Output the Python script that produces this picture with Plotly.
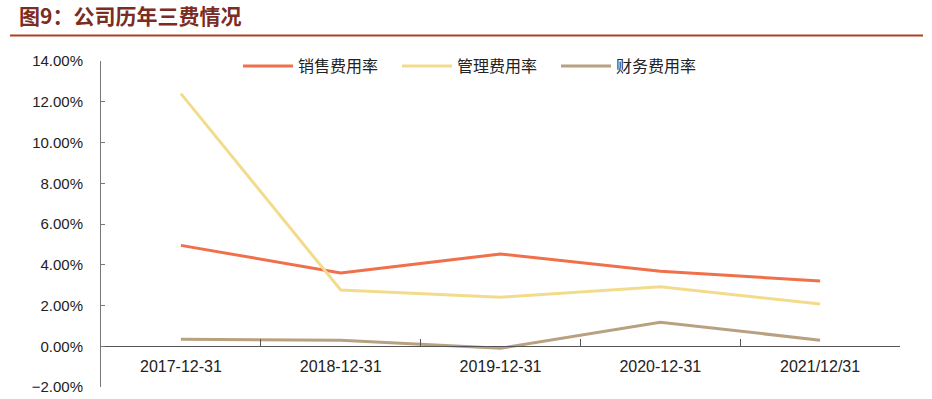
import plotly.graph_objects as go

categories = ["2017-12-31", "2018-12-31", "2019-12-31", "2020-12-31", "2021/12/31"]
series_names = ["销售费用率", "管理费用率", "财务费用率"]
sales_rate = [0.0495, 0.0360, 0.0453, 0.0368, 0.0320]
admin_rate = [0.1240, 0.0276, 0.0241, 0.0292, 0.0207]
finance_rate = [0.0034, 0.0030, -0.0010, 0.0118, 0.0030]
colors = ["#EF704A", "#F2DC8C", "#B8A181"]

W, H = 932, 399
L, R, T, B = 101, 32, 61, 12
pw = W - L - R
ph = H - T - B

fig = go.Figure()
for name, vals, c in zip(series_names, [sales_rate, admin_rate, finance_rate], colors):
    fig.add_trace(go.Scatter(x=categories, y=vals, name=name, mode="lines",
                             line=dict(color=c, width=3)))

ymin, ymax = -0.02, 0.14
zero_frac = (0 - ymin) / (ymax - ymin)

def px_x(x):
    return (x - L) / pw

def px_y(y):
    return (H - B - y) / ph

fig.update_layout(
    width=W, height=H,
    margin=dict(l=L, r=R, t=T, b=B, autoexpand=False),
    paper_bgcolor="white", plot_bgcolor="white",
    showlegend=True,
    legend=dict(orientation="h", x=px_x(238), y=px_y(66), xanchor="left", yanchor="middle",
                entrywidth=94, entrywidthmode="pixels", itemwidth=50,
                font=dict(family="Noto Sans CJK SC", size=16, color="#222"),
                bgcolor="rgba(0,0,0,0)"),
    title=dict(text="<b>图9：公司历年三费情况</b>", x=19 / W, xanchor="left", y=1 - 17 / H, yanchor="middle",
               font=dict(family="Noto Sans CJK SC", size=21, color="#7B2C23")),
    xaxis=dict(type="category", anchor="free", position=zero_frac,
               showline=True, linecolor="#555", linewidth=1,
               ticks="inside", tickson="boundaries", ticklen=7, tickcolor="#555",
               showgrid=False, zeroline=False, ticklabelstandoff=6,
               tickfont=dict(family="Liberation Sans", size=16, color="#222"),
               range=[-0.5, 4.5]),
    yaxis=dict(range=[ymin, ymax], dtick=0.02, tickformat=".2%",
               showline=True, linecolor="#777", linewidth=1,
               ticks="inside", ticklen=4, tickcolor="#777",
               showgrid=False, zeroline=False, ticklabelstandoff=14,
               tickfont=dict(family="Liberation Sans", size=15, color="#222")),
)

fig.add_shape(type="line", xref="paper", yref="paper",
              x0=px_x(10), x1=px_x(923), y0=px_y(35.5), y1=px_y(35.5),
              line=dict(color="#B0401C", width=2))

fig.write_html("out.html", config={"displayModeBar": False},
               post_script="document.body.style.margin='0';document.body.style.overflow='hidden';")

Work required: Copy out all the data without changing anything, and drop the pictures.

Exercise output:
Output the Python script that produces this picture with Plotly.
import plotly.graph_objects as go

categories = ["2017-12-31", "2018-12-31", "2019-12-31", "2020-12-31", "2021/12/31"]
series_names = ["销售费用率", "管理费用率", "财务费用率"]
sales_rate = [0.0495, 0.0360, 0.0453, 0.0368, 0.0320]
admin_rate = [0.1240, 0.0276, 0.0241, 0.0292, 0.0207]
finance_rate = [0.0034, 0.0030, -0.0010, 0.0118, 0.0030]
colors = ["#EF704A", "#F2DC8C", "#B8A181"]

W, H = 932, 399
L, R, T, B = 101, 32, 61, 12
pw = W - L - R
ph = H - T - B

fig = go.Figure()
for name, vals, c in zip(series_names, [sales_rate, admin_rate, finance_rate], colors):
    fig.add_trace(go.Scatter(x=categories, y=vals, name=name, mode="lines",
                             line=dict(color=c, width=3)))

ymin, ymax = -0.02, 0.14
zero_frac = (0 - ymin) / (ymax - ymin)

def px_x(x):
    return (x - L) / pw

def px_y(y):
    return (H - B - y) / ph

fig.update_layout(
    width=W, height=H,
    margin=dict(l=L, r=R, t=T, b=B, autoexpand=False),
    paper_bgcolor="white", plot_bgcolor="white",
    showlegend=True,
    legend=dict(orientation="h", x=px_x(238), y=px_y(66), xanchor="left", yanchor="middle",
                entrywidth=94, entrywidthmode="pixels", itemwidth=50,
                font=dict(family="Noto Sans CJK SC", size=16, color="#222"),
                bgcolor="rgba(0,0,0,0)"),
    title=dict(text="<b>图9：公司历年三费情况</b>", x=19 / W, xanchor="left", y=1 - 17 / H, yanchor="middle",
               font=dict(family="Noto Sans CJK SC", size=21, color="#7B2C23")),
    xaxis=dict(type="category", anchor="free", position=zero_frac,
               showline=True, linecolor="#555", linewidth=1,
               ticks="inside", tickson="boundaries", ticklen=7, tickcolor="#555",
               showgrid=False, zeroline=False, ticklabelstandoff=6,
               tickfont=dict(family="Liberation Sans", size=16, color="#222"),
               range=[-0.5, 4.5]),
    yaxis=dict(range=[ymin, ymax], dtick=0.02, tickformat=".2%",
               showline=True, linecolor="#777", linewidth=1,
               ticks="inside", ticklen=4, tickcolor="#777",
               showgrid=False, zeroline=False, ticklabelstandoff=14,
               tickfont=dict(family="Liberation Sans", size=15, color="#222")),
)

fig.add_shape(type="line", xref="paper", yref="paper",
              x0=px_x(10), x1=px_x(923), y0=px_y(35.5), y1=px_y(35.5),
              line=dict(color="#B0401C", width=2))

fig.write_html("out.html", config={"displayModeBar": False},
               post_script="document.body.style.margin='0';document.body.style.overflow='hidden';")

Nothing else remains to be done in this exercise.